* Begin *

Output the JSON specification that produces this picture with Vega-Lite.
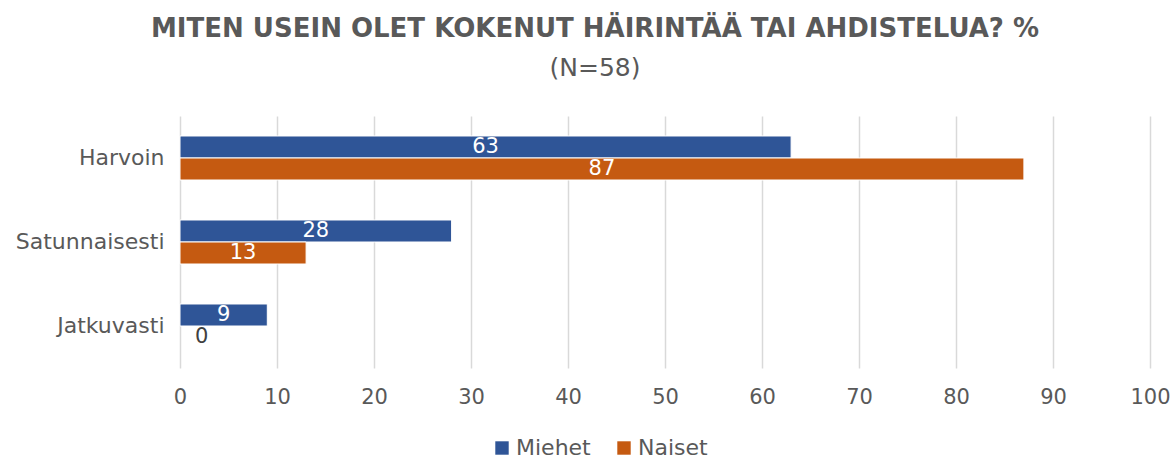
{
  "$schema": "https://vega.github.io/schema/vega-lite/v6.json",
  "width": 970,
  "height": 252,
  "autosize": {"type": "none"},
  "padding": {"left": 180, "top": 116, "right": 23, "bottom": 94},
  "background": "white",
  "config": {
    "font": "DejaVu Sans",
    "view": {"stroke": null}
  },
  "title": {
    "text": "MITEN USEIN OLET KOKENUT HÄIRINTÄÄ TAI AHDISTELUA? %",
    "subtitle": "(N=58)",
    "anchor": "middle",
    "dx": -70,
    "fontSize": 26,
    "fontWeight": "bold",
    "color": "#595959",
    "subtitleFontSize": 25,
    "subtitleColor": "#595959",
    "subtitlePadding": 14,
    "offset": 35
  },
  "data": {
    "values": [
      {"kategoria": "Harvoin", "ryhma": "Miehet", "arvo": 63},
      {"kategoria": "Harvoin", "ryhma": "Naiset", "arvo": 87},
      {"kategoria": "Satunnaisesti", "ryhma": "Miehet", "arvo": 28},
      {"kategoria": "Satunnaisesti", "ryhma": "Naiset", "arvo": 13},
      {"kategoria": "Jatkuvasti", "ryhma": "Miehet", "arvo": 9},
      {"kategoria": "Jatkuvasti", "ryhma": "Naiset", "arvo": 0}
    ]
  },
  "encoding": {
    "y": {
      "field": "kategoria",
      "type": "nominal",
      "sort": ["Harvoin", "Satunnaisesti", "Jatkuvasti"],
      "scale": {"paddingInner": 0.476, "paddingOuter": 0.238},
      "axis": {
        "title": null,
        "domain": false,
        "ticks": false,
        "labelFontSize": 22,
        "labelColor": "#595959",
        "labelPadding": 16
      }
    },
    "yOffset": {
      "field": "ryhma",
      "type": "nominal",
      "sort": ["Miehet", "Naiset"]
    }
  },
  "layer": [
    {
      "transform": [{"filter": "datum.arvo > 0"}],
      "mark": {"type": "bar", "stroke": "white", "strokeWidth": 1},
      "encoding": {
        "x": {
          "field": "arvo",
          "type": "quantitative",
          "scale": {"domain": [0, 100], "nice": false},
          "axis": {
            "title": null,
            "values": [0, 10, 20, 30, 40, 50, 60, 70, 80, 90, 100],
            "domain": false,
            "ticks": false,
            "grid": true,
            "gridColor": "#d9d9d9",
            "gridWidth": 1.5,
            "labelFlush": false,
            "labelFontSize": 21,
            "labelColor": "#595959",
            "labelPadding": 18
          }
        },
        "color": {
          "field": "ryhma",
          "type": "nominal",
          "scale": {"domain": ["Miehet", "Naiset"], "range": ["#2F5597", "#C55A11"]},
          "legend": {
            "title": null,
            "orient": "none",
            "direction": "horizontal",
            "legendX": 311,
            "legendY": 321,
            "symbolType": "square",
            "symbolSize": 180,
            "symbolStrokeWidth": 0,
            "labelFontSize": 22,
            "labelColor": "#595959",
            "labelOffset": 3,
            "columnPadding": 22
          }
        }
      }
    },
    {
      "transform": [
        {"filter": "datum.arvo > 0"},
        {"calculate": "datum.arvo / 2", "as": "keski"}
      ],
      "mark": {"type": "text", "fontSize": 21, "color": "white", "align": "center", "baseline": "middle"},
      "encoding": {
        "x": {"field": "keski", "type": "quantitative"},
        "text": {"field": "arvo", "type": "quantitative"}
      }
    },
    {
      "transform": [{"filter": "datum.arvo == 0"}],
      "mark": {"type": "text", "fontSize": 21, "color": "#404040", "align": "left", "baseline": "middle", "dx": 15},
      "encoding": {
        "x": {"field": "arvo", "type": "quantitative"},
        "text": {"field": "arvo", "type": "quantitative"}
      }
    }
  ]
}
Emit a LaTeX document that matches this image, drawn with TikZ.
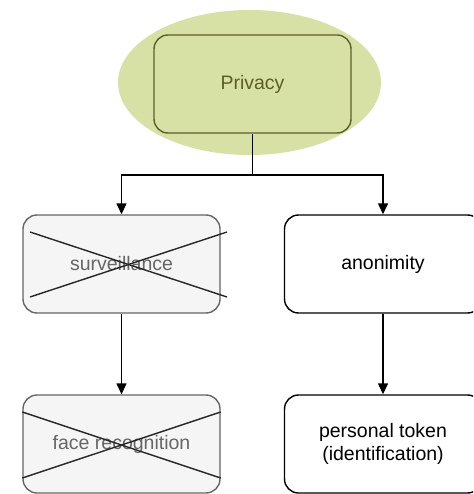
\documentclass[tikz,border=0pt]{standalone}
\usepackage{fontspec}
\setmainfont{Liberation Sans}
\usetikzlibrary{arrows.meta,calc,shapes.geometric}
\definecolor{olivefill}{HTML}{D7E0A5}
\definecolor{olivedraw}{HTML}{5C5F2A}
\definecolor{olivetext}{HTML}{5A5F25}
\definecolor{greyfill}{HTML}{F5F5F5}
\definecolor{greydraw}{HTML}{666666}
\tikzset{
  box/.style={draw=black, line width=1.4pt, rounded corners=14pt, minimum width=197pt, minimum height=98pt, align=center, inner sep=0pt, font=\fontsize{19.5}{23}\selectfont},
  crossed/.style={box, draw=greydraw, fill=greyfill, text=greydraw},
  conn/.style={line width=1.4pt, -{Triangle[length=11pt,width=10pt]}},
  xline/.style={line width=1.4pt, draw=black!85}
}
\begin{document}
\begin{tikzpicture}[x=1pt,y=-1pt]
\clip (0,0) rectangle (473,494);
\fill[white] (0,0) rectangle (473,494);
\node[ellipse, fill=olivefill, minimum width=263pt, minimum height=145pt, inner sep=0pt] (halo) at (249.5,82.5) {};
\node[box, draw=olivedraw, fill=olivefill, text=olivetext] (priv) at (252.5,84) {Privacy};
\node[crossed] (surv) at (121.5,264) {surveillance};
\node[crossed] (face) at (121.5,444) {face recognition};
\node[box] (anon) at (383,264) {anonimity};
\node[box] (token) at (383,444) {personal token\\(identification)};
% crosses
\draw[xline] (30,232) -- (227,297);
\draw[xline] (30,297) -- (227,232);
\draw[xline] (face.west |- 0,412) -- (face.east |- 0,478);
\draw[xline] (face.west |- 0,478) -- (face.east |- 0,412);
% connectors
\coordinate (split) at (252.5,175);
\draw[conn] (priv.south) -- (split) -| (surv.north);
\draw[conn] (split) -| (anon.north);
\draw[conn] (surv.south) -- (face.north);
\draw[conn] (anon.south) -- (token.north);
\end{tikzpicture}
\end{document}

* End *

■ **TASK TO COMPLETE**: Each record above should be copied character for character, with pictures dropped.

■ **TASK ANSWER**:
Output the JSON specification that produces this picture with Vega-Lite.
{
  "$schema": "https://vega.github.io/schema/vega-lite/v6.json",
  "width": 970,
  "height": 252,
  "autosize": {"type": "none"},
  "padding": {"left": 180, "top": 116, "right": 23, "bottom": 94},
  "background": "white",
  "config": {
    "font": "DejaVu Sans",
    "view": {"stroke": null}
  },
  "title": {
    "text": "MITEN USEIN OLET KOKENUT HÄIRINTÄÄ TAI AHDISTELUA? %",
    "subtitle": "(N=58)",
    "anchor": "middle",
    "dx": -70,
    "fontSize": 26,
    "fontWeight": "bold",
    "color": "#595959",
    "subtitleFontSize": 25,
    "subtitleColor": "#595959",
    "subtitlePadding": 14,
    "offset": 35
  },
  "data": {
    "values": [
      {"kategoria": "Harvoin", "ryhma": "Miehet", "arvo": 63},
      {"kategoria": "Harvoin", "ryhma": "Naiset", "arvo": 87},
      {"kategoria": "Satunnaisesti", "ryhma": "Miehet", "arvo": 28},
      {"kategoria": "Satunnaisesti", "ryhma": "Naiset", "arvo": 13},
      {"kategoria": "Jatkuvasti", "ryhma": "Miehet", "arvo": 9},
      {"kategoria": "Jatkuvasti", "ryhma": "Naiset", "arvo": 0}
    ]
  },
  "encoding": {
    "y": {
      "field": "kategoria",
      "type": "nominal",
      "sort": ["Harvoin", "Satunnaisesti", "Jatkuvasti"],
      "scale": {"paddingInner": 0.476, "paddingOuter": 0.238},
      "axis": {
        "title": null,
        "domain": false,
        "ticks": false,
        "labelFontSize": 22,
        "labelColor": "#595959",
        "labelPadding": 16
      }
    },
    "yOffset": {
      "field": "ryhma",
      "type": "nominal",
      "sort": ["Miehet", "Naiset"]
    }
  },
  "layer": [
    {
      "transform": [{"filter": "datum.arvo > 0"}],
      "mark": {"type": "bar", "stroke": "white", "strokeWidth": 1},
      "encoding": {
        "x": {
          "field": "arvo",
          "type": "quantitative",
          "scale": {"domain": [0, 100], "nice": false},
          "axis": {
            "title": null,
            "values": [0, 10, 20, 30, 40, 50, 60, 70, 80, 90, 100],
            "domain": false,
            "ticks": false,
            "grid": true,
            "gridColor": "#d9d9d9",
            "gridWidth": 1.5,
            "labelFlush": false,
            "labelFontSize": 21,
            "labelColor": "#595959",
            "labelPadding": 18
          }
        },
        "color": {
          "field": "ryhma",
          "type": "nominal",
          "scale": {"domain": ["Miehet", "Naiset"], "range": ["#2F5597", "#C55A11"]},
          "legend": {
            "title": null,
            "orient": "none",
            "direction": "horizontal",
            "legendX": 311,
            "legendY": 321,
            "symbolType": "square",
            "symbolSize": 180,
            "symbolStrokeWidth": 0,
            "labelFontSize": 22,
            "labelColor": "#595959",
            "labelOffset": 3,
            "columnPadding": 22
          }
        }
      }
    },
    {
      "transform": [
        {"filter": "datum.arvo > 0"},
        {"calculate": "datum.arvo / 2", "as": "keski"}
      ],
      "mark": {"type": "text", "fontSize": 21, "color": "white", "align": "center", "baseline": "middle"},
      "encoding": {
        "x": {"field": "keski", "type": "quantitative"},
        "text": {"field": "arvo", "type": "quantitative"}
      }
    },
    {
      "transform": [{"filter": "datum.arvo == 0"}],
      "mark": {"type": "text", "fontSize": 21, "color": "#404040", "align": "left", "baseline": "middle", "dx": 15},
      "encoding": {
        "x": {"field": "arvo", "type": "quantitative"},
        "text": {"field": "arvo", "type": "quantitative"}
      }
    }
  ]
}
Emit a LaTeX document that matches this image, drawn with TikZ.
\documentclass[tikz,border=0pt]{standalone}
\usepackage{fontspec}
\setmainfont{Liberation Sans}
\usetikzlibrary{arrows.meta,calc,shapes.geometric}
\definecolor{olivefill}{HTML}{D7E0A5}
\definecolor{olivedraw}{HTML}{5C5F2A}
\definecolor{olivetext}{HTML}{5A5F25}
\definecolor{greyfill}{HTML}{F5F5F5}
\definecolor{greydraw}{HTML}{666666}
\tikzset{
  box/.style={draw=black, line width=1.4pt, rounded corners=14pt, minimum width=197pt, minimum height=98pt, align=center, inner sep=0pt, font=\fontsize{19.5}{23}\selectfont},
  crossed/.style={box, draw=greydraw, fill=greyfill, text=greydraw},
  conn/.style={line width=1.4pt, -{Triangle[length=11pt,width=10pt]}},
  xline/.style={line width=1.4pt, draw=black!85}
}
\begin{document}
\begin{tikzpicture}[x=1pt,y=-1pt]
\clip (0,0) rectangle (473,494);
\fill[white] (0,0) rectangle (473,494);
\node[ellipse, fill=olivefill, minimum width=263pt, minimum height=145pt, inner sep=0pt] (halo) at (249.5,82.5) {};
\node[box, draw=olivedraw, fill=olivefill, text=olivetext] (priv) at (252.5,84) {Privacy};
\node[crossed] (surv) at (121.5,264) {surveillance};
\node[crossed] (face) at (121.5,444) {face recognition};
\node[box] (anon) at (383,264) {anonimity};
\node[box] (token) at (383,444) {personal token\\(identification)};
% crosses
\draw[xline] (30,232) -- (227,297);
\draw[xline] (30,297) -- (227,232);
\draw[xline] (face.west |- 0,412) -- (face.east |- 0,478);
\draw[xline] (face.west |- 0,478) -- (face.east |- 0,412);
% connectors
\coordinate (split) at (252.5,175);
\draw[conn] (priv.south) -- (split) -| (surv.north);
\draw[conn] (split) -| (anon.north);
\draw[conn] (surv.south) -- (face.north);
\draw[conn] (anon.south) -- (token.north);
\end{tikzpicture}
\end{document}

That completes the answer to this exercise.